Возвращение в Коктебель | страница 56
С утра до ночи, и ночью, во сне, я все говорю с тобой - объясняю, спорю, упрашиваю, прошу простить и вернуться. Ты заполняешь меня всего, целиком, и чувство такое, что из меня вынули душу и осталась лишь оболочка, а внутри пустота. И я точно знаю, что происходит: от меня ушла радость жизни, пропал ее великий, непостижимый смысл.
Помнишь, ты удивлялась, что я никогда от тебя не отвыкал, даже если мы расставались надолго? Это потому, что я всегда чувствовал тебя рядом, ты просто жила во мне. И сейчас, когда я вот так с тобой разговариваю, это чувство на время вернулось. Оно уйдет, лишь только я отдам письмо, и я боюсь этой пустоты, которую постоянно теперь ощущаю. Но ничего не поделаешь, пора ставить точку: Костя вздыхает и поглядывает на меня. Прости меня! Прости за все, что я для тебя не сделал. Прости за каракули: дрожит рука, и в глазах слезы. Это, наверно, от слабости. М.
Натка испуганно сидела в кресле, глядя на желтоватые листки, исписанные косым Митиным почерком. Что с ним случилось? Чем он заболел? Как его болезнь называется? Ведь должна же она как-нибудь называться? Почему-то казалось, что если будет название, то все не так страшно. Значит, он болен, а она не знала! Он любит, а она его бросила... Какая же она глупая! Вот уж действительно - психопатка.
Бережно и печально вложила Натка смятые листки в конверт и взяла второе письмо.
Завтра придет Костя, и я отдам ему второе письмо. Какое счастье, что можно писать целый день сегодня и еще полдня завтра и не нужно спешить! Не знаю, имею ли я на это право - я стал таким нерешительным, - но ведь мои письма тебя ни к чему не обязывают, а меня спасают: я вспоминаю и вспоминаю и только теперь живу.

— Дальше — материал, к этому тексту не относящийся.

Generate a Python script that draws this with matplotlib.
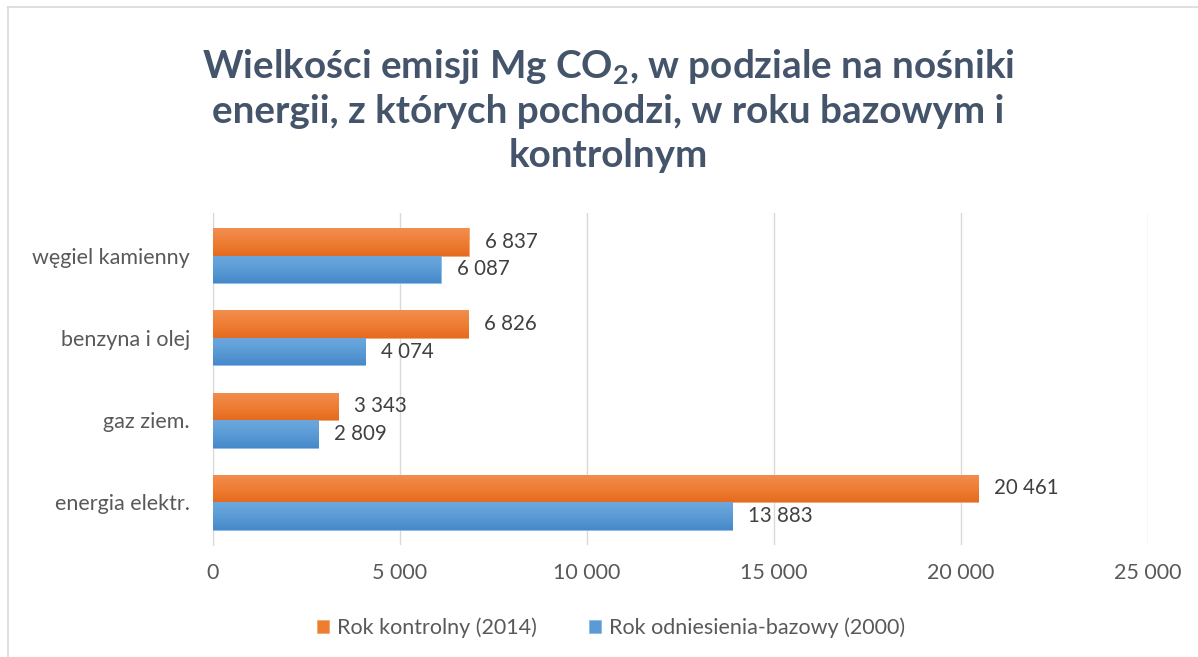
import numpy as np
import matplotlib.pyplot as plt
from matplotlib.lines import Line2D
from matplotlib.colors import LinearSegmentedColormap

# Data
categories = ['energia elektr.', 'gaz ziem.', 'benzyna i olej', 'węgiel kamienny']
rok_kontrolny = [20461, 3343, 6826, 6837]
rok_bazowy = [13883, 2809, 4074, 6087]
series_names = ['Rok kontrolny (2014)', 'Rok odniesienia-bazowy (2000)']

plt.rcParams['font.family'] = ['Lato', 'DejaVu Sans']
plt.rcParams['mathtext.default'] = 'regular'

orange = '#ED7D31'
blue = '#5B9BD5'
text_col = '#595959'
grad = {
    orange: LinearSegmentedColormap.from_list('o', ['#E56B1F', '#EE7E35', '#F38D50']),
    blue: LinearSegmentedColormap.from_list('b', ['#4689CA', '#5B9BD5', '#6CA8DE']),
}


def fmt(v):
    return '{:,}'.format(v).replace(',', ' ')


fig = plt.figure(figsize=(11.98, 6.57), dpi=100)
# chart-area border: only the top and left edges are visible in the crop
fig.add_artist(Line2D([0.007, 1.0], [0.9895, 0.9895], transform=fig.transFigure,
                      color='#D9D9D9', linewidth=1.2))
fig.add_artist(Line2D([0.007, 0.007], [0.0, 0.9895], transform=fig.transFigure,
                      color='#D9D9D9', linewidth=1.2))

ax = fig.add_axes([0.1778, 0.1705, 0.7805, 0.5053])
y = np.arange(len(categories))
h = 0.335
b1 = ax.barh(y + h / 2, rok_kontrolny, height=h, color=orange, edgecolor='#F4A46E',
             linewidth=0.6, label=series_names[0], zorder=3)
b2 = ax.barh(y - h / 2, rok_bazowy, height=h, color=blue, edgecolor='#8DBBE6',
             linewidth=0.6, label=series_names[1], zorder=3)

# vertical gradient inside each bar
g = np.linspace(0, 1, 64).reshape(-1, 1)
for bars, col in ((b1, orange), (b2, blue)):
    for bar in bars:
        x0, y0 = bar.get_x(), bar.get_y()
        im = ax.imshow(g, cmap=grad[col], aspect='auto', origin='lower',
                       extent=(x0, x0 + bar.get_width(), y0, y0 + bar.get_height()),
                       zorder=3.5)
        im.set_clip_path(bar)

for bars, vals in ((b1, rok_kontrolny), (b2, rok_bazowy)):
    for bar, v in zip(bars, vals):
        ax.text(v + 430, bar.get_y() + bar.get_height() / 2, fmt(v),
                va='center', ha='left', fontsize=14.8, color='#404040')

ax.set_xlim(0, 25000)
ax.set_ylim(-0.52, 3.52)
ax.set_xticks(range(0, 25001, 5000))
ax.set_xticklabels([fmt(v) for v in range(0, 25001, 5000)])
ax.set_yticks(y)
ax.set_yticklabels(categories)
ax.tick_params(axis='both', length=0, labelsize=15.5, labelcolor=text_col)
ax.tick_params(axis='x', pad=13)
ax.tick_params(axis='y', pad=16.5)
ax.grid(axis='x', color='#D9D9D9', linewidth=1, zorder=0)
for s in ['top', 'right', 'bottom']:
    ax.spines[s].set_visible(False)
ax.spines['left'].set_color('#D9D9D9')

fig.text(0.508, 0.833,
         'Wielkości emisji Mg CO$_2$, w podziale na nośniki\nenergii, z których pochodzi, w roku bazowym i\nkontrolnym',
         ha='center', va='center', fontsize=27.8, fontweight='bold', color='#44546A',
         linespacing=1.29)

fig.legend(handles=[b1, b2], labels=series_names, loc='center', bbox_to_anchor=(0.51, 0.045),
           ncol=2, frameon=False, fontsize=15.5, labelcolor=text_col, handlelength=0.55,
           handleheight=0.55, columnspacing=2.4, handletextpad=0.4)

fig.savefig('out.png', dpi=100)
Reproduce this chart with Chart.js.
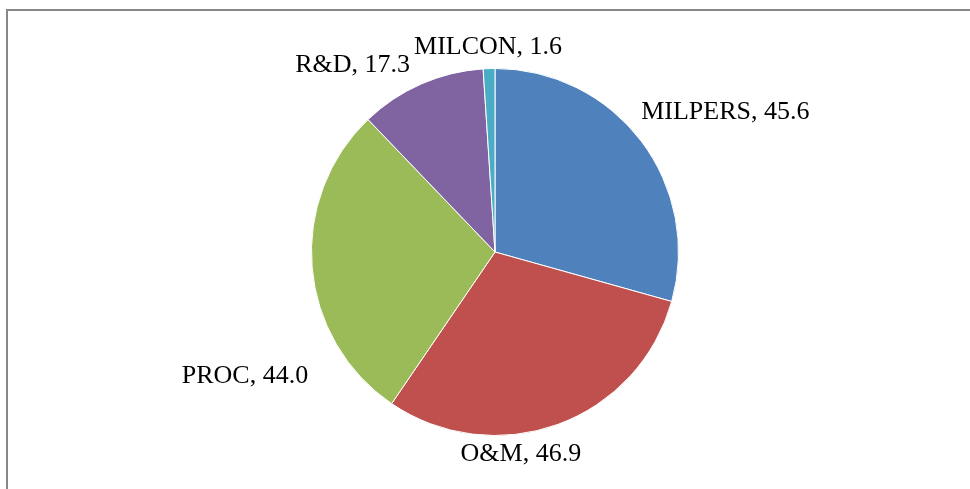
<!DOCTYPE html>
<html>
<head>
<meta charset="utf-8">
<script src="https://cdn.jsdelivr.net/npm/chart.js@4/dist/chart.umd.min.js"></script>
<style>
    html, body { margin: 0; padding: 0; background: #fff; }
    #wrap { position: relative; width: 970px; height: 489px; overflow: hidden; }
    #frame {
        position: absolute; left: 6px; top: 9px;
        width: 1000px; height: 600px;
        border: 2px solid #888888;
        box-sizing: border-box;
    }
    canvas { position: absolute; left: 0; top: 0; }
</style>
</head>
<body>
<div id="wrap">
    <div id="frame"></div>
    <canvas id="pieChart" width="970" height="489"></canvas>
</div>
<script>
// Datos del gráfico
const categories = ['MILPERS', 'O&M', 'PROC', 'R&D', 'MILCON'];
const values = [45.6, 46.9, 44.0, 17.3, 1.6];
const colors = ['#4F81BD', '#C0504D', '#9BBB59', '#8064A2', '#4BACC6'];

// Colocación de etiquetas (relativa al borde exterior de cada sector)
const labelPlacement = [
    { align: 'left',   dx: 0,   dy: -29 },
    { align: 'center', dx: -37, dy: 30 },
    { align: 'right',  dx: -4,  dy: 109 },
    { align: 'right',  dx: -11, dy: -19 },
    { align: 'center', dx: -1,  dy: -21 },
];

/**
 * Dibuja "Categoría, valor" junto a cada sector
 */
const outsideLabels = {
    id: 'outsideLabels',
    afterDatasetsDraw(chart) {
        const ctx = chart.ctx;
        const meta = chart.getDatasetMeta(0);
        ctx.save();
        ctx.font = '26px "Liberation Serif", "DejaVu Serif", serif';
        ctx.fillStyle = '#000';
        ctx.textBaseline = 'middle';
        meta.data.forEach((arc, i) => {
            const mid = (arc.startAngle + arc.endAngle) / 2;
            const x = arc.x + Math.cos(mid) * arc.outerRadius;
            const y = arc.y + Math.sin(mid) * arc.outerRadius;
            const p = labelPlacement[i];
            ctx.textAlign = p.align;
            ctx.fillText(categories[i] + ', ' + values[i].toFixed(1), x + p.dx, y + p.dy);
        });
        ctx.restore();
    },
};

new Chart(document.getElementById('pieChart'), {
    type: 'pie',
    data: {
        labels: categories,
        datasets: [{
            data: values,
            backgroundColor: colors,
            borderColor: '#fff',
            borderWidth: 1,
        }],
    },
    options: {
        responsive: false,
        animation: false,
        layout: {
            padding: { left: 311, right: 291, top: 68, bottom: 53 },
        },
        plugins: {
            legend: { display: false },
            tooltip: { enabled: false },
        },
    },
    plugins: [outsideLabels],
});
</script>
</body>
</html>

Там, в Коктебеле, я сразу понял, что это любовь, что ничего похожего в моей жизни не было. Помнишь, мы ходили к Волошину, и я сидел на камне, лицом к солнцу, а ты еще подумала, что я странный? Ты потом мне сказала об этом. А я вовсе не странный, просто много знаю - того, о чем не принято было ни говорить, ни писать даже нам, биологам: о космической энергии, например, ее влиянии на всех нас, нашей от нее зависимости. Можешь, если хочешь, назвать эту энергию Богом, можешь называть ее как-то иначе, но она есть, и все мы - ее дети. Как мало все-таки мы с тобой разговаривали, как о многом не успел я тебе сказать, потому что всегда рвался к тебе, к твоему упоительному телу (прости мне это старомодное слово, не смейся, пожалуйста, надо мной!), к твоим нежным губам, роскошным твоим волосам! И когда я смотрел в твои фиалковые глаза, то задыхался от счастья, и опять нам было не до бесед. А теперь мне так хочется говорить с тобой! Ты бы узнала, какой я неглупый. А может, даже и умный.